0

I thought this task should be easy but I'm literally sitting here for hours and can't get it to work.

I have a 2 lists

whitelist = ['https://www.test','google.com','?image=']

all_urls = ['https://www.example.com','https://www.google.com','https://www.example.com','https://www.example.com','https://www.example.com','https://www.test.com','https://www.example.com','https://www.example.com?image=123456','https://www.test.com','https://www.example.com?image=lorem','https://www.example.com']

All I want to do is to pop every list element from all_urls that consists partially of one of the whitelist elements but everytime I loop thrugh it, it either skips some iterations or it is acting weird in some way.
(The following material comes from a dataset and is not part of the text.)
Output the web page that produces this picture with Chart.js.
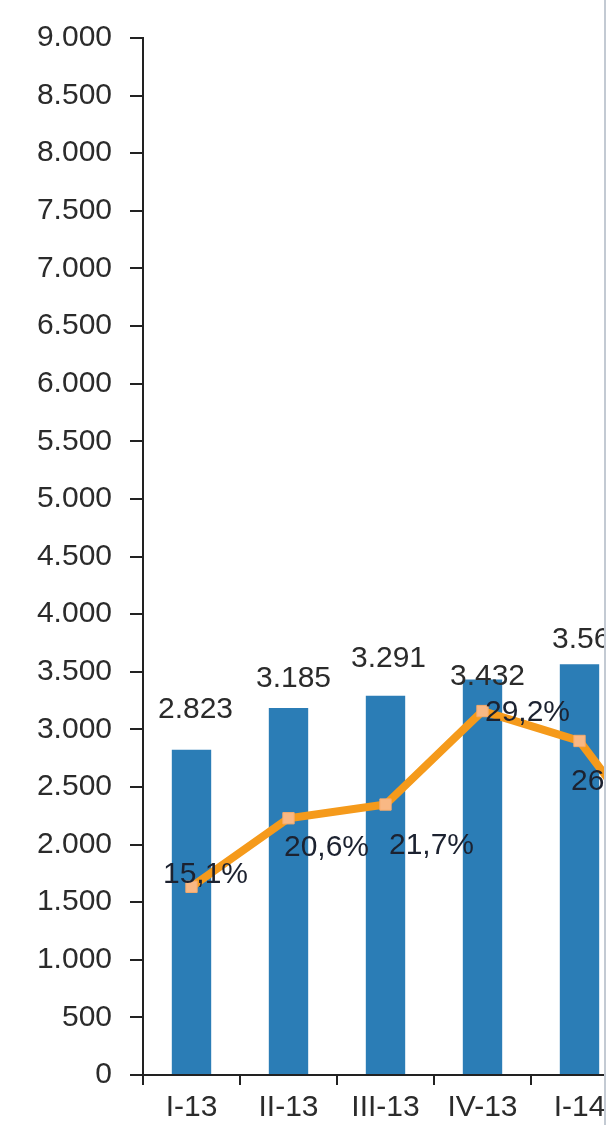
<!DOCTYPE html>
<html><head><meta charset="utf-8">
<script src="https://cdn.jsdelivr.net/npm/chart.js@4.4.1/dist/chart.umd.min.js"></script>
<style>
html,body{margin:0;padding:0;width:606px;height:1125px;overflow:hidden;background:#fff;}
#wrap{position:absolute;left:0;top:0;width:734px;height:1125px;}
#edge{position:absolute;left:604px;top:0;width:2px;height:1125px;background:#c3cad3;}
</style></head><body>
<div id="wrap"><canvas id="c"></canvas></div>
<div id="edge"></div>
<script>
// ---- data ----
const categories = ['I-13', 'II-13', 'III-13', 'IV-13', 'I-14', 'II-14'];
const volumes    = [2823, 3185, 3291, 3432, 3565, null];
const growthPct  = [15.1, 20.6, 21.7, 29.2, 26.8, 16.5];
const yAxisMin = 0, yAxisMax = 9000, yAxisStep = 500;
const pctAxisMax = 83.2;

const FONT = '"Liberation Sans", Arial, sans-serif';
const fmtInt = v => String(Math.round(v)).replace(/\B(?=(\d{3})+(?!\d))/g, '.');
const fmtPct = v => v.toFixed(1).replace('.', ',') + '%';

const valueLabels = {
  id: 'valueLabels',
  afterDatasetsDraw(chart, args, opts) {
    const ctx = chart.ctx;
    ctx.save();
    ctx.font = '30px ' + FONT;
    ctx.textAlign = 'center';
    ctx.textBaseline = 'middle';
    chart.getDatasetMeta(0).data.forEach((el, i) => {
      const v = chart.data.datasets[0].data[i];
      if (v == null) return;
      const o = opts.barOffsets[i] || [0, -30];
      ctx.fillStyle = '#2b2b2b';
      ctx.fillText(fmtInt(v), el.x + o[0], el.y + o[1]);
    });
    chart.getDatasetMeta(1).data.forEach((el, i) => {
      const v = chart.data.datasets[1].data[i];
      if (v == null) return;
      const o = opts.lineOffsets[i] || [30, 30];
      ctx.fillStyle = '#1c2230';
      ctx.fillText(fmtPct(v), el.x + o[0], el.y + o[1]);
    });
    ctx.restore();
  }
};

new Chart(document.getElementById('c'), {
  type: 'bar',
  data: {
    labels: categories,
    datasets: [
      {
        type: 'bar', label: 'Volume', data: volumes, yAxisID: 'y',
        backgroundColor: '#2b7db6', barPercentage: 0.406, categoryPercentage: 1, order: 2
      },
      {
        type: 'line', label: 'Growth', data: growthPct, yAxisID: 'y1',
        borderColor: '#f59a1b', borderWidth: 8, tension: 0,
        pointStyle: 'rect', pointRadius: 8, pointBackgroundColor: '#f9b884',
        pointBorderColor: '#f7ab6a', pointBorderWidth: 1, order: 1
      }
    ]
  },
  options: {
    responsive: true, maintainAspectRatio: false, animation: false,
    layout: { padding: { top: 38, left: 0, right: 0, bottom: 0 } },
    plugins: {
      legend: { display: false }, tooltip: { enabled: false },
      valueLabels: {
        barOffsets: [[4, -40], [5, -29], [3, -37], [5, -3], [10, -24]],
        lineOffsets: [[14, -12], [38, 29], [46, 41], [45, 2], [34, 41], [34, 30]]
      }
    },
    scales: {
      x: {
        grid: { display: true, drawOnChartArea: false, drawTicks: true, tickLength: 10, color: '#222', lineWidth: 2, offset: true },
        border: { display: true, color: '#222', width: 2 },
        ticks: { font: { size: 30, family: FONT }, color: '#2b2b2b', padding: 5, maxRotation: 0, autoSkip: false },
        afterFit(s) { s.height = 50; }
      },
      y: {
        min: yAxisMin, max: yAxisMax,
        ticks: { stepSize: yAxisStep, callback: v => fmtInt(v), font: { size: 30, family: FONT }, color: '#2b2b2b', padding: 18 },
        grid: { display: true, drawOnChartArea: false, drawTicks: true, tickLength: 13, color: '#222', lineWidth: 2 },
        border: { display: true, color: '#222', width: 2 },
        afterFit(s) { s.width = 143; }
      },
      y1: { display: false, min: 0, max: pctAxisMax }
    }
  },
  plugins: [valueLabels]
});
</script>
</body></html>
I've mostly tried something like

for url in all_urls:
    for whitelist_element in whitelist:
        if whitelist_element in url:
            all_urls.remove(url)

but as I mentioned above it doesn't work and e.g.seems to only check and pop every second element of the all_urls list. Thanks for your help :-)

SERPY
  • 59
  • 6
  • 2
    `all_urls = [url for url in all_urls if not any(w in url for w in whitelist)]`… – deceze Sep 04 '20 at 15:05
  • 1
    Removing elements from a list whilst iterating over it will usually cause problems, because the elements will move down and cause the upstream indexes to change. You can fix that issue by working from back to front instead (i.e. do `for url in reversed(all_urls):`). – ekhumoro Sep 04 '20 at 15:11

0 Answers0